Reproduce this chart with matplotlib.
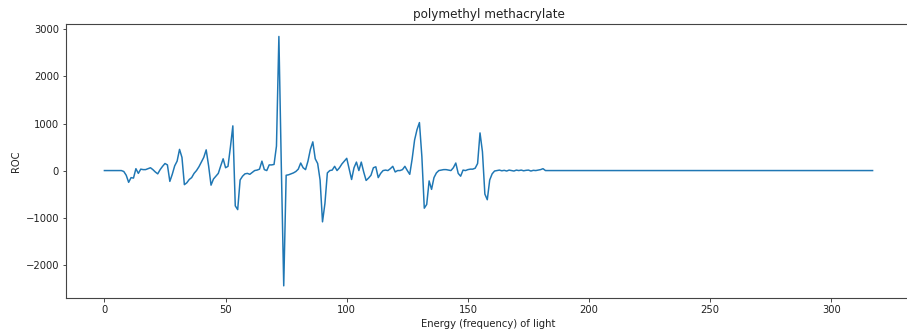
import matplotlib
matplotlib.use("Agg")
import matplotlib.pyplot as plt

# ROC values for energy index 0..317
roc_head = [
    0, 0, 0, 0, 0, 0, 0, 0, -20, -100,            # 0-9
    -250, -150, -160, 40, -60, 30, 20, 20, 40, 60,  # 10-19
    20, -30, -70, 20, 90, 150, 120, -230, -80, 100, # 20-29
    200, 450, 280, -300, -260, -190, -150, -60, 0, 80,  # 30-39
    180, 280, 440, 100, -310, -180, -120, -60, 100, 250,  # 40-49
    60, 90, 500, 950, -750, -830, -200, -120, -70, -60,   # 50-59
    -80, -40, 0, 10, 30, 200, 20, 0, 120, 120,            # 60-69
    130, 520, 2850, 100, -2450, -100, -90, -70, -50, -20, # 70-79
    30, 160, 60, 20, 200, 450, 610, 250, 150, -200,       # 80-89
    -1090, -700, -50, 0, 10, 90, 0, 60, 140, 200,         # 90-99
    260, 30, -190, 60, 180, 0, 180, -30, -210, -160,      # 100-109
    -100, 60, 80, -150, -60, 0, 10, 0, 40, 90,            # 110-119
    -30, 0, 0, 20, 90, 0, -80, 250, 650, 870,             # 120-129
    1020, 300, -800, -720, -220, -400, -150, -50, 0, 10,  # 130-139
    20, 20, 10, 0, 60, 160, -60, -120, 10, 0,             # 140-149
    20, 30, 30, 50, 150, 800, 400, -500, -620, -200,      # 150-159
    -70, -10, 0, 10, -5, 5, -10, 10, 0, -10,              # 160-169
    10, 0, 10, -5, 5, 10, -10, 5, 0, 10,                  # 170-179
    20, 40,                                               # 180-181
]
roc_tail = [0] * (318 - len(roc_head))
roc = roc_head + roc_tail
energy = list(range(len(roc)))

title = "polymethyl methacrylate"
xlabel = "Energy (frequency) of light"
ylabel = "ROC"
xticks = [0, 50, 100, 150, 200, 250, 300]
yticks = [-2000, -1000, 0, 1000, 2000, 3000]

s = 0.72
plt.rcParams.update({
    "font.size": 10 * s,
    "axes.titlesize": 12 * s,
    "axes.labelsize": 10 * s,
    "xtick.labelsize": 10 * s,
    "ytick.labelsize": 10 * s,
    "xtick.major.size": 3.5 * s,
    "ytick.major.size": 3.5 * s,
    "xtick.major.width": 0.8 * s,
    "ytick.major.width": 0.8 * s,
    "xtick.major.pad": 3.5 * s,
    "ytick.major.pad": 3.5 * s,
    "axes.linewidth": 0.8,
    "axes.edgecolor": "#444444",
    "axes.titlepad": 6 * s,
    "axes.labelpad": 4 * s,
    "text.color": "#222222",
    "axes.labelcolor": "#222222",
    "xtick.color": "#222222",
    "ytick.color": "#222222",
})

fig = plt.figure(figsize=(9.07, 3.33), dpi=100)
ax = fig.add_axes([66 / 907, 34.7 / 333, (911 - 66) / 907, (298.3 - 24) / 333])
ax.plot(energy, roc, color="#1f77b4", linewidth=1.5 * s)
ax.set_title(title)
ax.set_xlabel(xlabel)
ax.set_ylabel(ylabel)
ax.set_yticks(yticks)
ax.set_xticks(xticks)
fig.savefig("out.png", dpi=100)
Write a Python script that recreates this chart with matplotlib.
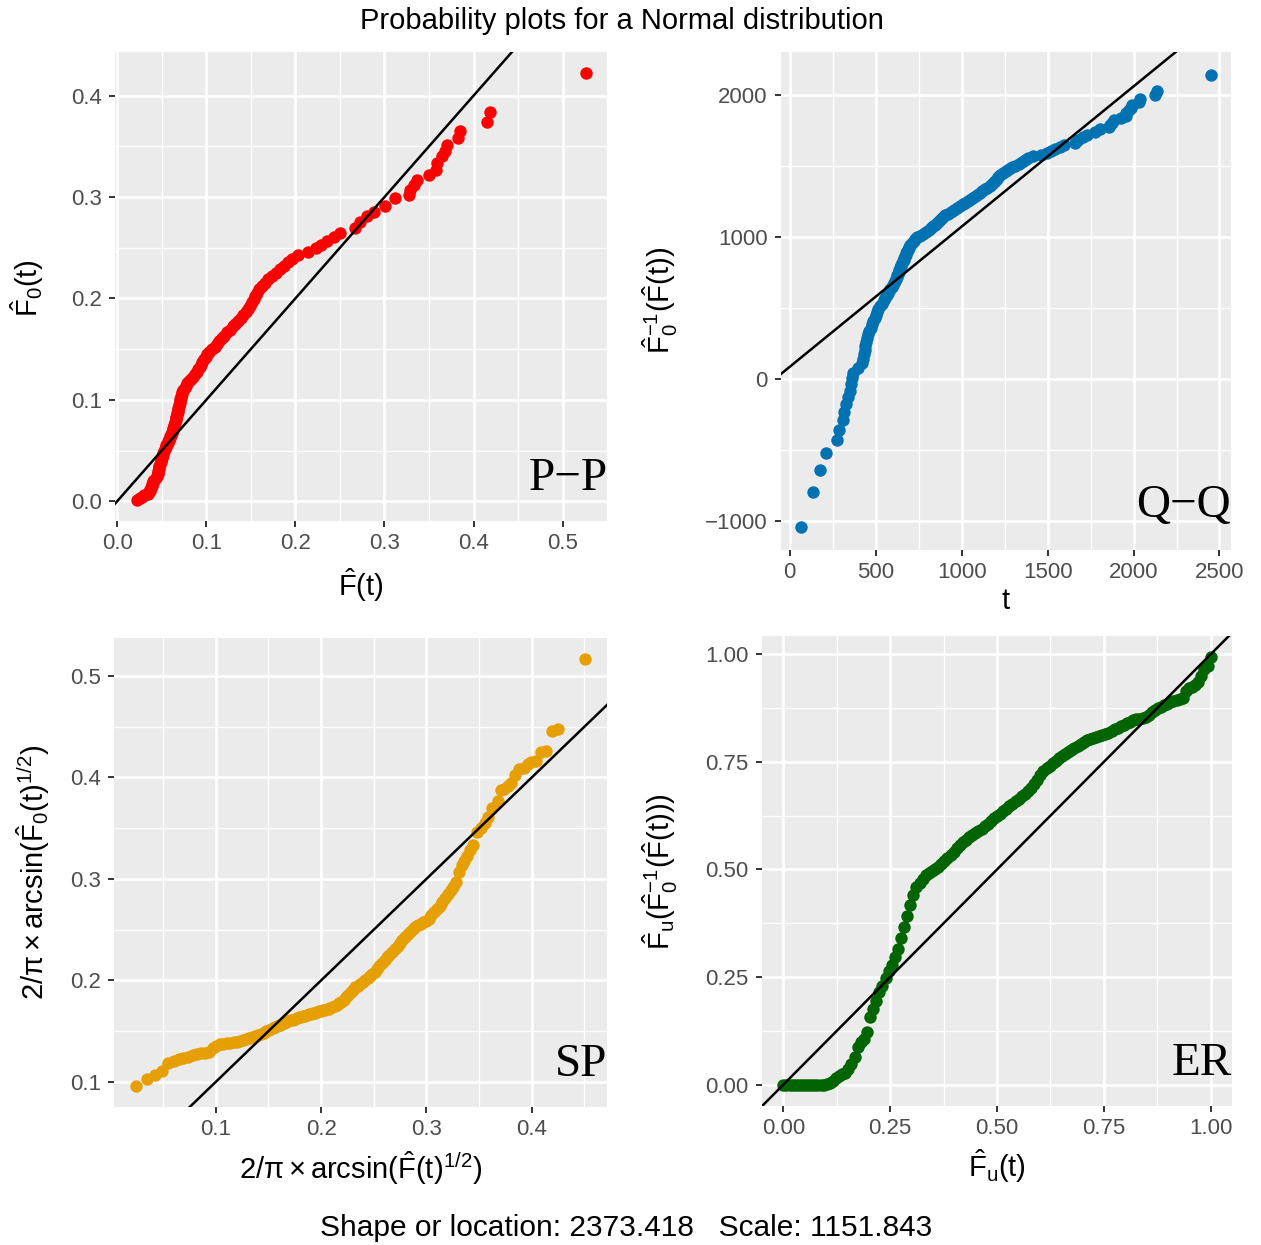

— Written instruction —
Repeat each entry precisely as it appears. Leave the pictures out.

— Output —
Reproduce this chart with matplotlib.
import matplotlib
matplotlib.use("Agg")
import matplotlib.pyplot as plt

# ROC values for energy index 0..317
roc_head = [
    0, 0, 0, 0, 0, 0, 0, 0, -20, -100,            # 0-9
    -250, -150, -160, 40, -60, 30, 20, 20, 40, 60,  # 10-19
    20, -30, -70, 20, 90, 150, 120, -230, -80, 100, # 20-29
    200, 450, 280, -300, -260, -190, -150, -60, 0, 80,  # 30-39
    180, 280, 440, 100, -310, -180, -120, -60, 100, 250,  # 40-49
    60, 90, 500, 950, -750, -830, -200, -120, -70, -60,   # 50-59
    -80, -40, 0, 10, 30, 200, 20, 0, 120, 120,            # 60-69
    130, 520, 2850, 100, -2450, -100, -90, -70, -50, -20, # 70-79
    30, 160, 60, 20, 200, 450, 610, 250, 150, -200,       # 80-89
    -1090, -700, -50, 0, 10, 90, 0, 60, 140, 200,         # 90-99
    260, 30, -190, 60, 180, 0, 180, -30, -210, -160,      # 100-109
    -100, 60, 80, -150, -60, 0, 10, 0, 40, 90,            # 110-119
    -30, 0, 0, 20, 90, 0, -80, 250, 650, 870,             # 120-129
    1020, 300, -800, -720, -220, -400, -150, -50, 0, 10,  # 130-139
    20, 20, 10, 0, 60, 160, -60, -120, 10, 0,             # 140-149
    20, 30, 30, 50, 150, 800, 400, -500, -620, -200,      # 150-159
    -70, -10, 0, 10, -5, 5, -10, 10, 0, -10,              # 160-169
    10, 0, 10, -5, 5, 10, -10, 5, 0, 10,                  # 170-179
    20, 40,                                               # 180-181
]
roc_tail = [0] * (318 - len(roc_head))
roc = roc_head + roc_tail
energy = list(range(len(roc)))

title = "polymethyl methacrylate"
xlabel = "Energy (frequency) of light"
ylabel = "ROC"
xticks = [0, 50, 100, 150, 200, 250, 300]
yticks = [-2000, -1000, 0, 1000, 2000, 3000]

s = 0.72
plt.rcParams.update({
    "font.size": 10 * s,
    "axes.titlesize": 12 * s,
    "axes.labelsize": 10 * s,
    "xtick.labelsize": 10 * s,
    "ytick.labelsize": 10 * s,
    "xtick.major.size": 3.5 * s,
    "ytick.major.size": 3.5 * s,
    "xtick.major.width": 0.8 * s,
    "ytick.major.width": 0.8 * s,
    "xtick.major.pad": 3.5 * s,
    "ytick.major.pad": 3.5 * s,
    "axes.linewidth": 0.8,
    "axes.edgecolor": "#444444",
    "axes.titlepad": 6 * s,
    "axes.labelpad": 4 * s,
    "text.color": "#222222",
    "axes.labelcolor": "#222222",
    "xtick.color": "#222222",
    "ytick.color": "#222222",
})

fig = plt.figure(figsize=(9.07, 3.33), dpi=100)
ax = fig.add_axes([66 / 907, 34.7 / 333, (911 - 66) / 907, (298.3 - 24) / 333])
ax.plot(energy, roc, color="#1f77b4", linewidth=1.5 * s)
ax.set_title(title)
ax.set_xlabel(xlabel)
ax.set_ylabel(ylabel)
ax.set_yticks(yticks)
ax.set_xticks(xticks)
fig.savefig("out.png", dpi=100)
Write a Python script that recreates this chart with matplotlib.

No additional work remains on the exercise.